Supply of phospholipid precursors and evolution sites on the early Earth by impact

Abstract

The abiotic supply of phospholipid precursors on the early Earth constitutes a critical stage in cellular evolution. Glycerophosphate (GP) and acylglycerol (AG) are potential precursors to the bonding of polar heads and lipidic chains attached to the glycerol backbone in phospholipids. A deeper understanding of the synthesis of GP and AG on early Earth is essential for unraveling the origin of life.
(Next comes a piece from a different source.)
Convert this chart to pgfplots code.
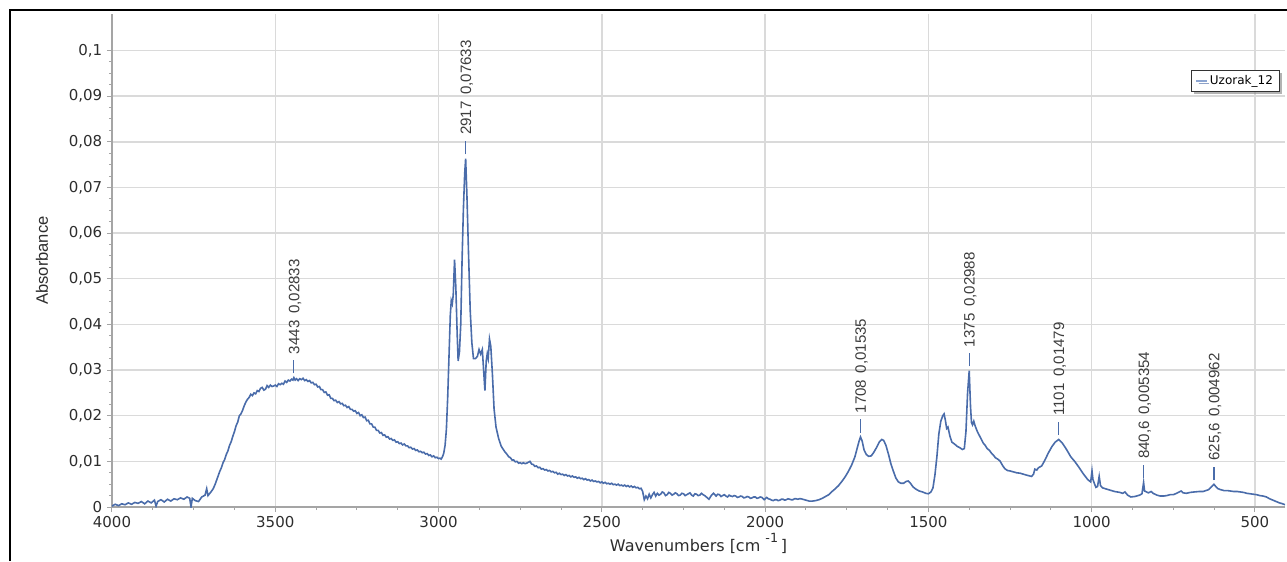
\documentclass[border=0pt]{standalone}
\usepackage{fontspec}
\setmainfont{DejaVu Sans}
\newfontfamily\arial{Liberation Sans}
\usepackage{pgfplots}
\pgfplotsset{compat=1.18}
\usetikzlibrary{shadows}
\definecolor{curveblue}{RGB}{74,108,170}
\definecolor{legblue}{RGB}{140,165,210}
\definecolor{gridgray}{RGB}{218,218,218}
\definecolor{axisgray}{RGB}{165,165,165}
\definecolor{txtgray}{RGB}{45,45,45}
\definecolor{anngray}{RGB}{60,60,60}
\begin{document}
\begin{tikzpicture}
\path[use as bounding box] (0,0) rectangle (965.25pt,420.75pt);
\draw[line width=1.5pt, black] (7.5pt,0) -- (7.5pt,413.25pt) -- (966pt,413.25pt);
\begin{axis}[
  at={(523.875pt,225.375pt)}, anchor=center,
  scale only axis, width=879.75pt, height=369.75pt,
  x dir=reverse, xmin=408, xmax=4000, ymin=0, ymax=0.108,
  clip mode=individual,
  axis x line*=bottom, axis y line*=left,
  axis line style={axisgray, line width=1.5pt, -},
  tick align=outside,
  major tick length=3.75pt, minor tick length=2.25pt,
  every tick/.style={axisgray, line width=0.75pt},
  xtick={500,1000,1500,2000,2500,3000,3500,4000},
  ytick={0,0.01,0.02,0.03,0.04,0.05,0.06,0.07,0.08,0.09,0.1},
  minor x tick num=3, minor y tick num=3,
  grid=major,
  major grid style={gridgray, line width=1.1pt},
  /pgf/number format/assume math mode=true,
  /pgf/number format/use comma,
  yticklabel style={/pgf/number format/fixed, /pgf/number format/precision=2},
  xticklabel style={/pgf/number format/1000 sep={}},
  tick label style={font=\fontsize{11.25}{13}\selectfont, text=txtgray},
  xlabel={Wavenumbers [cm \raisebox{0.55em}{\fontsize{9.5}{10}\selectfont -1}\,]},
  xlabel style={at={(axis description cs:0.5,0)}, anchor=base, yshift=-33pt, font=\fontsize{12}{14}\selectfont, text=txtgray},
  ylabel={Absorbance},
  ylabel style={at={(axis description cs:-0.0597,0.5)}, anchor=center, font=\arial\fontsize{12.4}{14}\selectfont, text=txtgray},
  legend style={at={(0.9957,0.8864)}, anchor=north east, draw=black!80, line width=0.6pt, fill=white,
    drop shadow={shadow xshift=2pt, shadow yshift=-2pt, opacity=0.6},
    font=\fontsize{9}{10}\selectfont, inner xsep=3pt, inner ysep=1.8pt},
  legend cell align=left,
  legend image code/.code={\draw[legblue, line width=0.9pt] (0pt,0pt) -- (8pt,0pt);},
]
\addplot[curveblue, line width=1.2pt] coordinates {
(4000,0.0002) (3990,0.0006) (3980,0.0003) (3970,0.0007) (3960,0.0005) (3950,0.0009) (3940,0.0006) (3930,0.0010) (3920,0.0008) (3910,0.0012) (3900,0.0007) (3890,0.0013) (3880,0.0009) (3870,0.0015) (3865,0.0002) (3860,0.0012) (3850,0.0016) (3840,0.0011) (3830,0.0017) (3820,0.0013) (3810,0.0018) (3800,0.0016) (3790,0.0020) (3780,0.0017) (3770,0.0022) (3762,0.0019) (3758,0.0000) (3754,0.0019) (3745,0.0014) (3735,0.0012) (3725,0.0022) (3715,0.0026) (3710,0.0040) (3706,0.0025) (3698,0.0032) (3690,0.0040) (3684,0.0050) (3678,0.0062) (3670,0.0078) (3665,0.0086) (3660,0.0097) (3655,0.0104) (3650,0.0115) (3645,0.0123) (3640,0.0135) (3635,0.0143) (3630,0.0155) (3625,0.0165) (3620,0.0178) (3615,0.0186) (3610,0.0200) (3605,0.0204)
(3600,0.0212)(3595,0.0222)(3590,0.0230)(3585,0.0236)(3580,0.0240)(3575,0.0247)(3570,0.0244)(3565,0.0250)(3560,0.0248)(3555,0.0255)(3550,0.0253)(3545,0.0260)(3540,0.0262)(3535,0.0256)(3530,0.0258)(3525,0.0266)(3520,0.0262)(3515,0.0267)(3510,0.0264)(3505,0.0265)(3500,0.0267)(3495,0.0264)(3490,0.0270)(3485,0.0268)(3480,0.0271)(3475,0.0269)(3470,0.0276)(3465,0.0273)(3460,0.0278)(3455,0.0276)(3450,0.0280)(3446,0.0278)(3443,0.02833)(3439,0.0278)(3435,0.0281)(3430,0.0277)(3425,0.0281)(3420,0.0279)(3415,0.0282)(3410,0.0277)(3405,0.0279)(3400,0.0275)(3395,0.0277)(3390,0.0272)(3385,0.0273)(3380,0.0268)(3375,0.0269)(3370,0.0263)(3365,0.0264)(3360,0.0257)(3355,0.0257)(3350,0.0251)(3345,0.0252)(3340,0.0245)(3335,0.0246)(3330,0.0238)(3325,0.0238)(3320,0.0233)(3315,0.0234)(3310,0.0229)(3305,0.0231)(3300,0.0226)(3295,0.0227)(3290,0.0222)(3285,0.0223)(3280,0.0218)(3275,0.0220)(3270,0.0214)(3265,0.0214)(3260,0.0210)(3255,0.0211)(3250,0.0205)(3245,0.0207)(3240,0.0200)(3235,0.0202)(3230,0.0196)(3225,0.0197)(3220,0.0189)(3215,0.0190)(3210,0.0182)(3205,0.0182)(3200,0.0175)(3195,0.0175)(3190,0.0168)(3185,0.0168)(3180,0.0162)(3175,0.0163)(3170,0.0157)(3165,0.0158)(3160,0.0153)(3155,0.0154)(3150,0.0149)(3145,0.0150)(3140,0.0146)(3135,0.0147)(3130,0.0142)(3125,0.0143)(3120,0.0139)(3115,0.0140)(3110,0.0136)(3105,0.0138)(3100,0.0134)(3095,0.0134)(3090,0.0130)(3085,0.0131)(3080,0.0127)(3075,0.0128)(3070,0.0124)(3065,0.0125)(3060,0.0121)(3055,0.0122)(3050,0.0119)(3045,0.0120)(3040,0.0116)(3035,0.0117)(3030,0.0113)(3025,0.0114)(3020,0.0110)(3015,0.0112)(3010,0.0108)(3005,0.0109)(3000,0.0106)(2996,0.0107)(2992,0.0105)
(2988,0.0110) (2984,0.0118) (2980,0.0135) (2976,0.0170) (2972,0.0240) (2968,0.0330) (2964,0.0420) (2961,0.0452) (2958,0.0445) (2955,0.0465) (2951,0.0542) (2947,0.0480) (2943,0.0380) (2940,0.0320) (2936,0.0340) (2932,0.0400) (2928,0.0540) (2924,0.0650) (2920,0.0730) (2917,0.07633) (2913,0.0680) (2908,0.0550) (2903,0.0430) (2898,0.0360) (2893,0.0325) (2887,0.0325) (2881,0.0330) (2876,0.0345) (2871,0.0335) (2866,0.0345) (2862,0.0300) (2858,0.0255) (2854,0.0320) (2851,0.0335) (2848,0.0325) (2844,0.0368) (2840,0.0352) (2835,0.0290) (2830,0.0215) (2824,0.0175) (2816,0.0150) (2808,0.0133) (2798,0.0122)
(2790,0.0115)(2785,0.0110)(2780,0.0108)(2775,0.0103)(2770,0.0103)(2765,0.0099)(2760,0.0100)(2755,0.0096)(2750,0.0097)(2745,0.0095)(2740,0.0097)(2735,0.0095)(2730,0.0096)(2725,0.0098)(2720,0.0100)(2715,0.0094)(2710,0.0093)(2705,0.0089)(2700,0.0090)(2695,0.0086)(2690,0.0087)(2685,0.0083)(2680,0.0084)(2675,0.0081)(2670,0.0082)(2665,0.0079)(2660,0.0080)(2655,0.0077)(2650,0.0078)(2645,0.0075)(2640,0.0076)(2635,0.0072)(2630,0.0074)(2625,0.0071)(2620,0.0072)(2615,0.0069)(2610,0.0071)(2605,0.0068)(2600,0.0069)(2595,0.0066)(2590,0.0068)(2585,0.0065)(2580,0.0066)(2575,0.0063)(2570,0.0065)(2565,0.0062)(2560,0.0063)(2555,0.0060)(2550,0.0062)(2545,0.0059)(2540,0.0060)(2535,0.0057)(2530,0.0059)(2525,0.0056)(2520,0.0057)(2515,0.0055)(2510,0.0056)(2505,0.0053)(2500,0.0055)(2495,0.0052)(2490,0.0054)(2485,0.0051)(2480,0.0052)(2475,0.0050)(2470,0.0052)(2465,0.0049)(2460,0.0050)(2455,0.0048)(2450,0.0050)(2445,0.0047)(2440,0.0048)(2435,0.0046)(2430,0.0048)(2425,0.0045)(2420,0.0047)(2415,0.0044)(2410,0.0046)(2405,0.0043)(2400,0.0045)(2395,0.0042)(2390,0.0043)(2385,0.0040)(2380,0.0041)
(2375,0.0034) (2370,0.0016) (2365,0.0024) (2360,0.0018) (2355,0.0028) (2350,0.0020) (2345,0.0027) (2340,0.0032) (2335,0.0024) (2330,0.0030) (2325,0.0026) (2320,0.0028) (2315,0.0033) (2310,0.0031) (2305,0.0025) (2300,0.0027) (2295,0.0032) (2290,0.0030) (2285,0.0026) (2280,0.0028) (2275,0.0031) (2270,0.0029) (2265,0.0025) (2260,0.0026) (2255,0.0030) (2250,0.0029) (2245,0.0025) (2240,0.0027) (2235,0.0029) (2230,0.0031) (2225,0.0026) (2220,0.0024) (2215,0.0029) (2210,0.0028) (2205,0.0025) (2200,0.0026) (2195,0.0030) (2190,0.0027) (2185,0.0025) (2180,0.0022) (2172,0.0017) (2165,0.0025) (2158,0.0030) (2150,0.0024) (2145,0.0028) (2140,0.0027) (2135,0.0023) (2130,0.0025) (2125,0.0027) (2120,0.0024) (2115,0.0022) (2110,0.0026) (2105,0.0024) (2100,0.0023) (2095,0.0025) (2090,0.0024) (2085,0.0021) (2080,0.0022) (2075,0.0024) (2070,0.0023) (2065,0.0020) (2060,0.0021) (2055,0.0023) (2050,0.0022) (2045,0.0019) (2040,0.0020) (2035,0.0022) (2030,0.0022) (2025,0.0019) (2020,0.0020) (2015,0.0022) (2010,0.0021) (2003,0.0016) (1995,0.0021) (1990,0.0018) (1985,0.0017) (1980,0.0015) (1975,0.0014) (1970,0.0016) (1965,0.0016) (1960,0.0014) (1955,0.0015) (1950,0.0017) (1945,0.0017) (1940,0.0015) (1935,0.0016) (1930,0.0018) (1925,0.0017) (1920,0.0016) (1915,0.0016) (1910,0.0018) (1905,0.0018) (1900,0.0017) (1895,0.0018) (1890,0.0018) (1885,0.0017) (1875,0.0015) (1865,0.0013) (1855,0.0013) (1845,0.0014) (1835,0.0016) (1825,0.0019) (1815,0.0023) (1805,0.0027) (1795,0.0034) (1785,0.0040) (1775,0.0047) (1765,0.0056) (1755,0.0066) (1745,0.0078) (1735,0.0092) (1725,0.0110) (1718,0.0129) (1712,0.0145) (1708,0.01535) (1703,0.0145) (1697,0.0125) (1690,0.0115) (1683,0.0111) (1675,0.0112) (1667,0.0120) (1659,0.0130) (1650,0.0143) (1643,0.0148) (1637,0.0146) (1630,0.0135) (1622,0.0115) (1615,0.0095) (1607,0.0078) (1600,0.0064) (1592,0.0055) (1584,0.0052) (1576,0.0052) (1568,0.0056) (1562,0.0057) (1555,0.0052) (1547,0.0044) (1538,0.0039) (1528,0.0035) (1518,0.0033) (1508,0.0030) (1500,0.0029) (1492,0.0033) (1486,0.0042) (1480,0.0070) (1474,0.0110) (1468,0.0160) (1462,0.0188) (1456,0.0200) (1452,0.0204) (1448,0.0190) (1444,0.0172) (1440,0.0175) (1434,0.0155) (1428,0.0142) (1420,0.0138) (1412,0.0133) (1404,0.0130) (1396,0.0126) (1390,0.0128) (1385,0.0165) (1380,0.0250) (1375,0.02988) (1371,0.0220) (1368,0.0185) (1365,0.0180) (1361,0.0188) (1357,0.0178) (1350,0.0165) (1342,0.0154) (1332,0.0140) (1326,0.0135) (1320,0.0128) (1313,0.0124) (1306,0.0117) (1300,0.0113) (1295,0.0108) (1288,0.0105) (1281,0.0101) (1272,0.0090) (1266,0.0084) (1258,0.0080) (1250,0.0079) (1240,0.0077) (1230,0.0075) (1219,0.0074) (1205,0.0071) (1195,0.0069) (1184,0.0067) (1178,0.0072) (1174,0.0083) (1168,0.0081) (1163,0.0086) (1153,0.0090) (1143,0.0103) (1133,0.0118) (1122,0.0132) (1112,0.0142) (1101,0.01479) (1090,0.0140) (1077,0.0126) (1064,0.0110) (1051,0.0099) (1040,0.0088) (1026,0.0073) (1012,0.0060) (1003,0.0055) (999,0.0079) (996,0.0060) (992,0.0052) (987,0.0043) (982,0.0045) (977,0.0067) (973,0.0047) (967,0.0042) (958,0.0040) (944,0.0037) (930,0.0034) (914,0.0032) (905,0.0030) (898,0.0033) (890,0.0026) (880,0.0022) (868,0.0023) (853,0.0026) (846,0.0029) (841,0.00535) (838,0.0035) (832,0.0033) (826,0.0031) (818,0.0034) (812,0.0030) (800,0.0026) (790,0.0024) (780,0.0024) (770,0.0025) (760,0.0027) (750,0.0027) (740,0.0030) (732,0.0033) (726,0.0035) (720,0.0031) (710,0.0030) (698,0.0032) (685,0.0033) (670,0.0034) (659,0.0034) (650,0.0036) (642,0.0038) (635,0.0043) (628,0.0048) (625.6,0.004962) (620,0.0045) (613,0.0040) (605,0.0038) (595,0.0036) (585,0.0036) (575,0.0035) (565,0.0034) (555,0.0034) (545,0.0033) (535,0.0032) (525,0.0030) (515,0.0029) (505,0.0028) (495,0.0027) (485,0.0025) (475,0.0024) (465,0.0022) (455,0.0018) (445,0.0015) (435,0.0012) (425,0.0009) (415,0.0007) (408,0.0005)
};
\addlegendentry{Uzorak\_12}
\addplot[draw=none, forget plot, point meta=explicit symbolic,
  nodes near coords={\hspace*{3pt}\textcolor{curveblue}{\rule[3.6pt]{10pt}{0.9pt}}\hspace{4.5pt}\pgfplotspointmeta},
  every node near coord/.append style={rotate=90, anchor=west, inner sep=0pt, text height=8.1pt, text depth=0pt, font=\arial\fontsize{11.3}{12}\selectfont, text=anngray}]
coordinates {
(3443,0.02833) [3443\hspace{5pt}0,02833]
(2917,0.07633) [2917\hspace{5pt}0,07633]
(1708,0.01535) [1708\hspace{5pt}0,01535]
(1375,0.02988) [1375\hspace{5pt}0,02988]
(1101,0.01479) [1101\hspace{5pt}0,01479]
(840.6,0.005354) [840,6\hspace{5pt}0,005354]
(625.6,0.004962) [625,6\hspace{5pt}0,004962]
};
\end{axis}
\end{tikzpicture}
\end{document}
In this study, we performed shock experiments to simulate the impact of extraterrestrial bodies on both wet and dry surfaces of early Earth to investigate the synthesis of GP and AG. These experiments were conducted in the temperature transition zone between negligible alteration and complete decomposition of organic materials. Despite GP and AG synthesis involving dehydration, our experiments revealed they can synthesize under both wet and dry conditions by impact shock. This suggests that the process occurs universally in both wet and dry environments and presents a feasible pathway for phosphorylation and acylation on the early Earth. Moreover, the crater created by the impact may evolve into “warm little ponds” that collect the synthesized GP and AG for further evolution. The dry-wet cycles in the ponds not only facilitate the assembly of vesicles but also provide opportunities for further evolution. Our findings indicate that impacts from extraterrestrial bodies may have contributed to cellular evolution by supplying phospholipid precursors on the early Earth.